For example, the S&P 500 is an index of large-cap U.S. companies selected based on factors such as size, liquidity and earnings consistency, with final additions and deletions approved by a committee. In general, investors cannot invest directly in an index because it is a mathematical construct.

A fund, by contrast, is an investment vehicle that owns a portfolio of securities. An index fund is simply a fund that seeks to track the performance of a benchmark, either by replicating its holdings in full or via sampling a representative subset.

For retail investors, index-based strategies can be accessed via mutual funds, which are open-ended pooled investment vehicles, and ETFs, whose shares trade throughout the day like stocks on exchanges such as the New York Stock Exchange and Nasdaq.

“For example, the Vanguard 500 Index Fund is available in both ETF (ticker: VOO) and mutual fund (VFIAX) form,” says Rodney Comegys, chief investment officer of Vanguard Capital Management and head of global equity at Vanguard. “Both offer exposure to the same index, have low costs and operate under the same regulatory structure.”

The key takeaway is that an index fund can be structured as either a mutual fund or an ETF, but not every ETF is an index fund. Many ETFs are actively managed, using research, quantitative models or manager discretion instead of tracking a benchmark.

For passive investors, the decision is more about whether they want an index-tracking strategy delivered through a mutual fund or ETF structure, where differences in trading, pricing, tax efficiency and transparency become most important.

So, at the end of the day, the question comes down to the difference between index mutual funds and index ETFs. Here’s a look at some of their key differences:

— Trading mechanics.

— Premiums and discounts.

— Tax efficiency.

— Portfolio transparency.

Trading Mechanics

Both index mutual funds and index ETFs are open-ended investment funds, meaning the number of units outstanding can expand or contract as investors add or withdraw money.

For mutual funds, those investor subscriptions and redemptions occur directly at the fund’s net asset value, or NAV, which is calculated by taking the total value of the fund’s assets, subtracting its liabilities and dividing by the number of units outstanding.

A mutual fund NAV is calculated once each trading day after the market closes. Investors can submit buy or sell orders throughout the day, but every order is executed at that single end-of-day NAV. As a result, mutual funds do not support intraday trading or limit orders.

ETFs work differently. Although they are also open-ended funds with a continuously calculated NAV, investors buy and sell ETF shares on a stock exchange rather than directly with the fund. Buyers transact at the ask price, sellers transact at the bid price. The difference between the two is known as the spread.
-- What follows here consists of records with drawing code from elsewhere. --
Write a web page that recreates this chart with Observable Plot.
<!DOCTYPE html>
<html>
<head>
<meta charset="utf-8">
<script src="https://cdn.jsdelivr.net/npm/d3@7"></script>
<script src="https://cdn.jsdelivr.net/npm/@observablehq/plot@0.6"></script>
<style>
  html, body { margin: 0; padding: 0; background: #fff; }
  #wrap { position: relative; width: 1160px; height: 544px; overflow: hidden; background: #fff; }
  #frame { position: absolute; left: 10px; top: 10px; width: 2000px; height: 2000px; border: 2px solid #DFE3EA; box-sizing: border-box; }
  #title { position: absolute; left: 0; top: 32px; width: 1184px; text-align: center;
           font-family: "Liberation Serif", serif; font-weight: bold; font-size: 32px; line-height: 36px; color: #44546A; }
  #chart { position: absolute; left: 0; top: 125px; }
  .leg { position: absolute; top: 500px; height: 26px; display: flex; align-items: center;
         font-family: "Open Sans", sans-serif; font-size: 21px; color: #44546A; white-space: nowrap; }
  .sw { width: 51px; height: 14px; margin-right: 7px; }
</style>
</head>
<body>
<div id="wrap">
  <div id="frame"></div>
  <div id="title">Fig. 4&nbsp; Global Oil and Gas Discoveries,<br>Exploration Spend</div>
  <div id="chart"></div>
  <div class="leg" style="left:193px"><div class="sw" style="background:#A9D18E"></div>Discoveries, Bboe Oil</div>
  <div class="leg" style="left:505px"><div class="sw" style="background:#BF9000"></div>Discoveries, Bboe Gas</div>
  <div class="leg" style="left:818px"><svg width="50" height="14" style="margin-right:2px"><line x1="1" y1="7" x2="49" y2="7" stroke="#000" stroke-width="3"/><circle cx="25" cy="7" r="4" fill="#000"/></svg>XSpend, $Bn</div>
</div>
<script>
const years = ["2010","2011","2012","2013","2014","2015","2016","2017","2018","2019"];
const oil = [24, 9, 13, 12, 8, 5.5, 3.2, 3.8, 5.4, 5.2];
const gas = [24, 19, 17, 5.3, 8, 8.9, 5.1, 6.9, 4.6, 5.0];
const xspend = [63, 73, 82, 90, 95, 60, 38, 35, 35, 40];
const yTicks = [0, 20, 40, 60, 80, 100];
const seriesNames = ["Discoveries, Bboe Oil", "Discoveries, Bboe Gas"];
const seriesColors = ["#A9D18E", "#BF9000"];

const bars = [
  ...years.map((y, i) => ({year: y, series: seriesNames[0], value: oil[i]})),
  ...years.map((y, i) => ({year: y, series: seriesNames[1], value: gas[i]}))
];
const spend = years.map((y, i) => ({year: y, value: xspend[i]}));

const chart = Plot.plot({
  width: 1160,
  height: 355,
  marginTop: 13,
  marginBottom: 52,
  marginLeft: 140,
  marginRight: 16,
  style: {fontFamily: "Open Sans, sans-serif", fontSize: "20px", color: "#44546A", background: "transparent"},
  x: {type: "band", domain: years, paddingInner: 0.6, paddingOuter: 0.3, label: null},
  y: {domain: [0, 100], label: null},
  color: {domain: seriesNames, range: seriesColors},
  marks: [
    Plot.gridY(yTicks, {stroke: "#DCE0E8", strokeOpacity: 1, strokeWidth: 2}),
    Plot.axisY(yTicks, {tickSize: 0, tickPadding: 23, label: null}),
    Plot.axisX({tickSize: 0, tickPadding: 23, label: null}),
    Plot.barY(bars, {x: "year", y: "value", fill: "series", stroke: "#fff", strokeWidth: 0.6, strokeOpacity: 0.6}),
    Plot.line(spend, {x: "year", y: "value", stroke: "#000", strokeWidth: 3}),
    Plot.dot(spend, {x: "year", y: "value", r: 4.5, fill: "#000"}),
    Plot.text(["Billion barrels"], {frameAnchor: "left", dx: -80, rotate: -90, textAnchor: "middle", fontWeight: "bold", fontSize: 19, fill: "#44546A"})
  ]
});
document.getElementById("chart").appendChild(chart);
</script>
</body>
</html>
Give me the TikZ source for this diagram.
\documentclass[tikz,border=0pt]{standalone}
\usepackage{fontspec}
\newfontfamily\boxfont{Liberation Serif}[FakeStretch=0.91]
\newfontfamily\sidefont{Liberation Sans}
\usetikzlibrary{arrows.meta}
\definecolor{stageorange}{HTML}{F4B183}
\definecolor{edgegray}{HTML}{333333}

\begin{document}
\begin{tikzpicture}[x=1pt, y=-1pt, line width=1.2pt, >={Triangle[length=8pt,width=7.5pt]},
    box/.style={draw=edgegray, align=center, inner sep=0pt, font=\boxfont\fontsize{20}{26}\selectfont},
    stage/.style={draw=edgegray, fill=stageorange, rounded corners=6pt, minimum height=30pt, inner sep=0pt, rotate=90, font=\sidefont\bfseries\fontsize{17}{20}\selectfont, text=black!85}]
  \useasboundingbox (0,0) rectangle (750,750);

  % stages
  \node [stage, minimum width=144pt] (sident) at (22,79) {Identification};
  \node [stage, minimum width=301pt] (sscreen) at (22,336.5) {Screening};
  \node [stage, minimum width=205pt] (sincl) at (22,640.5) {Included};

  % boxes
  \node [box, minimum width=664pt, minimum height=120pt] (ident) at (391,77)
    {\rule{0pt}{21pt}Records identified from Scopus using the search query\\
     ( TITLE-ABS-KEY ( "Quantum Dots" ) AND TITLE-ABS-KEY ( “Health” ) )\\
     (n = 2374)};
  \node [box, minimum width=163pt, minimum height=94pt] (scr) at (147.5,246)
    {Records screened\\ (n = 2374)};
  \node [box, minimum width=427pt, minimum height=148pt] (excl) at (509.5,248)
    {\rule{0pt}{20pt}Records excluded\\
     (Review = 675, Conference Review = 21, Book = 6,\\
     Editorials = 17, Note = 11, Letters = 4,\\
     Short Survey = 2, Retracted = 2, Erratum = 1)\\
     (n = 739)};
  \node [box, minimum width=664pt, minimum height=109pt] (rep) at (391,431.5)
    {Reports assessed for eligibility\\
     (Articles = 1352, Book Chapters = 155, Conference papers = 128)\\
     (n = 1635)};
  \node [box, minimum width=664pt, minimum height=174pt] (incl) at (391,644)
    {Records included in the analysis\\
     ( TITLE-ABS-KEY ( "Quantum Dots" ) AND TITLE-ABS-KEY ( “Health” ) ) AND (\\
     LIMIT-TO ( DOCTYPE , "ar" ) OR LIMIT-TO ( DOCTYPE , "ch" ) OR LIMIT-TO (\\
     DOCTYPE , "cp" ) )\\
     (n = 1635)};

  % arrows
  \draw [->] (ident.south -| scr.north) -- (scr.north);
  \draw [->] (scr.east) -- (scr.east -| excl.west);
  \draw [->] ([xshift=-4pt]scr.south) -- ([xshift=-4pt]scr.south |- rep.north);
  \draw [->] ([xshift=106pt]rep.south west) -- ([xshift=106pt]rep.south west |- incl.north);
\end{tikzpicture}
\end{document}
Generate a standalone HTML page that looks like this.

“Investors who value the flexibility to trade in real time with a variety of order types might prefer ETFs, while investors who prefer the simplicity of buying and selling shares only at the daily closing NAV might prefer a mutual fund,” says Comegys.

For most mutual fund investors, placing an order is straightforward because the only decision is how much money or how many shares to buy or redeem. ETFs, by contrast, trade like individual stocks. Investors can use different order types, including market orders, limit orders and stop orders, giving them greater control over execution, but also more room for error. The bid-ask spread is therefore important to monitor. ETF issuers typically publish the 30-day median bid-ask spread on each fund’s webpage. All else equal, narrower spreads reduce trading costs, while wider spreads increase them. Investors should factor this into the total cost of ownership for an ETF.

Finally, many ETFs also support listed options. These options allow more advanced investors to buy or sell calls and puts to hedge an existing position, speculate on future price movements or generate additional income through buy-write strategies. However, options trading can introduce extra risk.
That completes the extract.